───── DATA EXTRACT

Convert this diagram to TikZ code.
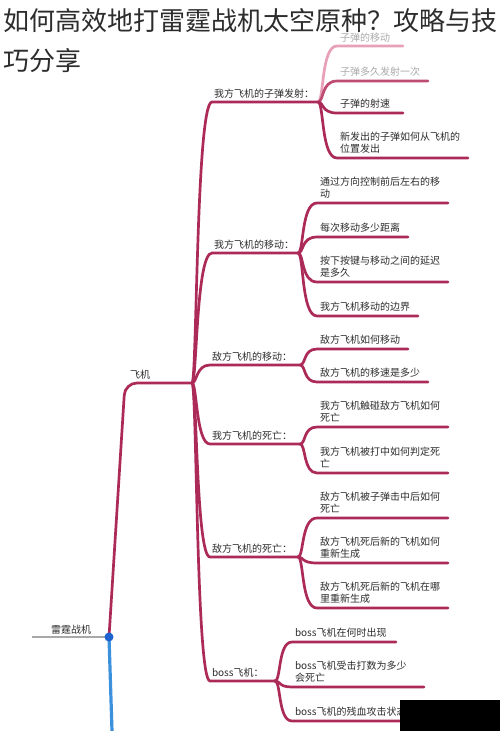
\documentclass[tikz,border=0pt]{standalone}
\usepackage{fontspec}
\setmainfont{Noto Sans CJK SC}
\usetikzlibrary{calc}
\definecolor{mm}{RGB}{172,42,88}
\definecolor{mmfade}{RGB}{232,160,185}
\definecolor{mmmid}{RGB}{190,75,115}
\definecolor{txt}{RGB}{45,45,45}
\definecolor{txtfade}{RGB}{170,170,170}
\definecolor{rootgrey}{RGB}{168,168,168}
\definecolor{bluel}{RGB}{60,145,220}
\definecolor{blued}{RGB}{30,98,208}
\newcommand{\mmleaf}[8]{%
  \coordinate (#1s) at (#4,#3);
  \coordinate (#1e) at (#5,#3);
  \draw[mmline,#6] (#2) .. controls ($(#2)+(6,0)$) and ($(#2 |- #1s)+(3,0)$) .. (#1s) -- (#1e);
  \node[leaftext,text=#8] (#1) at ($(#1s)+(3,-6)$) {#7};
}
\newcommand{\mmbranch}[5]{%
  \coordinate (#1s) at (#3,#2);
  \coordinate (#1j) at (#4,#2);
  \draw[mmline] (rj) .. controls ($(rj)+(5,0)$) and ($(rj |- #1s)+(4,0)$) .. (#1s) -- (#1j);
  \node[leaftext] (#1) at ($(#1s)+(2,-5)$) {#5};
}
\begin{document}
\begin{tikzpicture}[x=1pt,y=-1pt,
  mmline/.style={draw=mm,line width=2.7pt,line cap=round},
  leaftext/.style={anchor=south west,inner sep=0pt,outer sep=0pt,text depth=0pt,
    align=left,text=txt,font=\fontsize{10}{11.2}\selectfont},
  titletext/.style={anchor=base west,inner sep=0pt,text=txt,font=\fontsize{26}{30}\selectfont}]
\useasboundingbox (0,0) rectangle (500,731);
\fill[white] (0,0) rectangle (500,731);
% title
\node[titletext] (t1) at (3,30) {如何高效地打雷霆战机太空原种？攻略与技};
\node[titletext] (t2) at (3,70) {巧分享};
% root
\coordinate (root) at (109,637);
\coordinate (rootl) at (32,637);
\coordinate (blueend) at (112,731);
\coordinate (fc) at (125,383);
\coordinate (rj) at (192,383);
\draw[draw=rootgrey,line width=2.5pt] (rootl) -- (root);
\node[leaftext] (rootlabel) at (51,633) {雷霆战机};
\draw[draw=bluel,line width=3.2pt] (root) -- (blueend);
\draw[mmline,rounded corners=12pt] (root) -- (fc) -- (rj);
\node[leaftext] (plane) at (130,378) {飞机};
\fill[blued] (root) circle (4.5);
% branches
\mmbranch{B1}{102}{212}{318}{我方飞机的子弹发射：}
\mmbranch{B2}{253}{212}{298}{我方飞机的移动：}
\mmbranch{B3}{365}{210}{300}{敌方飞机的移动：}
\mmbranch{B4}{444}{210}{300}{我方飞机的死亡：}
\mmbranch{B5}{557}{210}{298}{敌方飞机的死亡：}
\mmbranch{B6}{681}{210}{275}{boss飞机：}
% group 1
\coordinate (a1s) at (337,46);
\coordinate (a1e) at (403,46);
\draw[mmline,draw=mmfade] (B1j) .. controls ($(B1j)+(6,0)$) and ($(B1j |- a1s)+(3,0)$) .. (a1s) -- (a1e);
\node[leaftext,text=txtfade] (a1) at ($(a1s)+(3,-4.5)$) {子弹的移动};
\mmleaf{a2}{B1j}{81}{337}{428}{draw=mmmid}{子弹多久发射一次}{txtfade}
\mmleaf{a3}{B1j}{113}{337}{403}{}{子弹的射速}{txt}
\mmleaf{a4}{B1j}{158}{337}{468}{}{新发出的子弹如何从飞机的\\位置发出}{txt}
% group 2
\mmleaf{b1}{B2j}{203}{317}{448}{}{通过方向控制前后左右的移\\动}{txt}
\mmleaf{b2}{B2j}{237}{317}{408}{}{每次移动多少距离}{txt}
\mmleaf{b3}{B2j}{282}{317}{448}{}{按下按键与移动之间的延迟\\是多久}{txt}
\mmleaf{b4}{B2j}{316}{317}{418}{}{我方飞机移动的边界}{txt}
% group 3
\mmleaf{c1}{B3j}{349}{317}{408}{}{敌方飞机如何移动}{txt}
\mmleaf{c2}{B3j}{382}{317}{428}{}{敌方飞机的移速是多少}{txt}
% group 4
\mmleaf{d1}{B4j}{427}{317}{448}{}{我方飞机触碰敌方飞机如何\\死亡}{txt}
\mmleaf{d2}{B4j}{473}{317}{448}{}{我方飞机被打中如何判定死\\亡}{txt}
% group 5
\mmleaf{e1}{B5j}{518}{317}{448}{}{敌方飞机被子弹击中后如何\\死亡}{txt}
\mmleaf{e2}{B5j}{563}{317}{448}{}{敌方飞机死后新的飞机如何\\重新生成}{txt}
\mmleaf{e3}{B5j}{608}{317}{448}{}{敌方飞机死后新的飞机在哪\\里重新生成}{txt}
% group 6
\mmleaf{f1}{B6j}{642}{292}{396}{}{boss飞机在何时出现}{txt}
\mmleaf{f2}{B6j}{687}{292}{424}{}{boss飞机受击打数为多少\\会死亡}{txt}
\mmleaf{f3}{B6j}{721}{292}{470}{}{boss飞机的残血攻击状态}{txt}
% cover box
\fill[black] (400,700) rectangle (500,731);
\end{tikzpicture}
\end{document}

──────────

Every line of the material is to be quoted exactly, with no pictures carried over.

* **PROBLEM SOLUTION**:
Convert this diagram to TikZ code.
\documentclass[tikz,border=0pt]{standalone}
\usepackage{fontspec}
\setmainfont{Noto Sans CJK SC}
\usetikzlibrary{calc}
\definecolor{mm}{RGB}{172,42,88}
\definecolor{mmfade}{RGB}{232,160,185}
\definecolor{mmmid}{RGB}{190,75,115}
\definecolor{txt}{RGB}{45,45,45}
\definecolor{txtfade}{RGB}{170,170,170}
\definecolor{rootgrey}{RGB}{168,168,168}
\definecolor{bluel}{RGB}{60,145,220}
\definecolor{blued}{RGB}{30,98,208}
\newcommand{\mmleaf}[8]{%
  \coordinate (#1s) at (#4,#3);
  \coordinate (#1e) at (#5,#3);
  \draw[mmline,#6] (#2) .. controls ($(#2)+(6,0)$) and ($(#2 |- #1s)+(3,0)$) .. (#1s) -- (#1e);
  \node[leaftext,text=#8] (#1) at ($(#1s)+(3,-6)$) {#7};
}
\newcommand{\mmbranch}[5]{%
  \coordinate (#1s) at (#3,#2);
  \coordinate (#1j) at (#4,#2);
  \draw[mmline] (rj) .. controls ($(rj)+(5,0)$) and ($(rj |- #1s)+(4,0)$) .. (#1s) -- (#1j);
  \node[leaftext] (#1) at ($(#1s)+(2,-5)$) {#5};
}
\begin{document}
\begin{tikzpicture}[x=1pt,y=-1pt,
  mmline/.style={draw=mm,line width=2.7pt,line cap=round},
  leaftext/.style={anchor=south west,inner sep=0pt,outer sep=0pt,text depth=0pt,
    align=left,text=txt,font=\fontsize{10}{11.2}\selectfont},
  titletext/.style={anchor=base west,inner sep=0pt,text=txt,font=\fontsize{26}{30}\selectfont}]
\useasboundingbox (0,0) rectangle (500,731);
\fill[white] (0,0) rectangle (500,731);
% title
\node[titletext] (t1) at (3,30) {如何高效地打雷霆战机太空原种？攻略与技};
\node[titletext] (t2) at (3,70) {巧分享};
% root
\coordinate (root) at (109,637);
\coordinate (rootl) at (32,637);
\coordinate (blueend) at (112,731);
\coordinate (fc) at (125,383);
\coordinate (rj) at (192,383);
\draw[draw=rootgrey,line width=2.5pt] (rootl) -- (root);
\node[leaftext] (rootlabel) at (51,633) {雷霆战机};
\draw[draw=bluel,line width=3.2pt] (root) -- (blueend);
\draw[mmline,rounded corners=12pt] (root) -- (fc) -- (rj);
\node[leaftext] (plane) at (130,378) {飞机};
\fill[blued] (root) circle (4.5);
% branches
\mmbranch{B1}{102}{212}{318}{我方飞机的子弹发射：}
\mmbranch{B2}{253}{212}{298}{我方飞机的移动：}
\mmbranch{B3}{365}{210}{300}{敌方飞机的移动：}
\mmbranch{B4}{444}{210}{300}{我方飞机的死亡：}
\mmbranch{B5}{557}{210}{298}{敌方飞机的死亡：}
\mmbranch{B6}{681}{210}{275}{boss飞机：}
% group 1
\coordinate (a1s) at (337,46);
\coordinate (a1e) at (403,46);
\draw[mmline,draw=mmfade] (B1j) .. controls ($(B1j)+(6,0)$) and ($(B1j |- a1s)+(3,0)$) .. (a1s) -- (a1e);
\node[leaftext,text=txtfade] (a1) at ($(a1s)+(3,-4.5)$) {子弹的移动};
\mmleaf{a2}{B1j}{81}{337}{428}{draw=mmmid}{子弹多久发射一次}{txtfade}
\mmleaf{a3}{B1j}{113}{337}{403}{}{子弹的射速}{txt}
\mmleaf{a4}{B1j}{158}{337}{468}{}{新发出的子弹如何从飞机的\\位置发出}{txt}
% group 2
\mmleaf{b1}{B2j}{203}{317}{448}{}{通过方向控制前后左右的移\\动}{txt}
\mmleaf{b2}{B2j}{237}{317}{408}{}{每次移动多少距离}{txt}
\mmleaf{b3}{B2j}{282}{317}{448}{}{按下按键与移动之间的延迟\\是多久}{txt}
\mmleaf{b4}{B2j}{316}{317}{418}{}{我方飞机移动的边界}{txt}
% group 3
\mmleaf{c1}{B3j}{349}{317}{408}{}{敌方飞机如何移动}{txt}
\mmleaf{c2}{B3j}{382}{317}{428}{}{敌方飞机的移速是多少}{txt}
% group 4
\mmleaf{d1}{B4j}{427}{317}{448}{}{我方飞机触碰敌方飞机如何\\死亡}{txt}
\mmleaf{d2}{B4j}{473}{317}{448}{}{我方飞机被打中如何判定死\\亡}{txt}
% group 5
\mmleaf{e1}{B5j}{518}{317}{448}{}{敌方飞机被子弹击中后如何\\死亡}{txt}
\mmleaf{e2}{B5j}{563}{317}{448}{}{敌方飞机死后新的飞机如何\\重新生成}{txt}
\mmleaf{e3}{B5j}{608}{317}{448}{}{敌方飞机死后新的飞机在哪\\里重新生成}{txt}
% group 6
\mmleaf{f1}{B6j}{642}{292}{396}{}{boss飞机在何时出现}{txt}
\mmleaf{f2}{B6j}{687}{292}{424}{}{boss飞机受击打数为多少\\会死亡}{txt}
\mmleaf{f3}{B6j}{721}{292}{470}{}{boss飞机的残血攻击状态}{txt}
% cover box
\fill[black] (400,700) rectangle (500,731);
\end{tikzpicture}
\end{document}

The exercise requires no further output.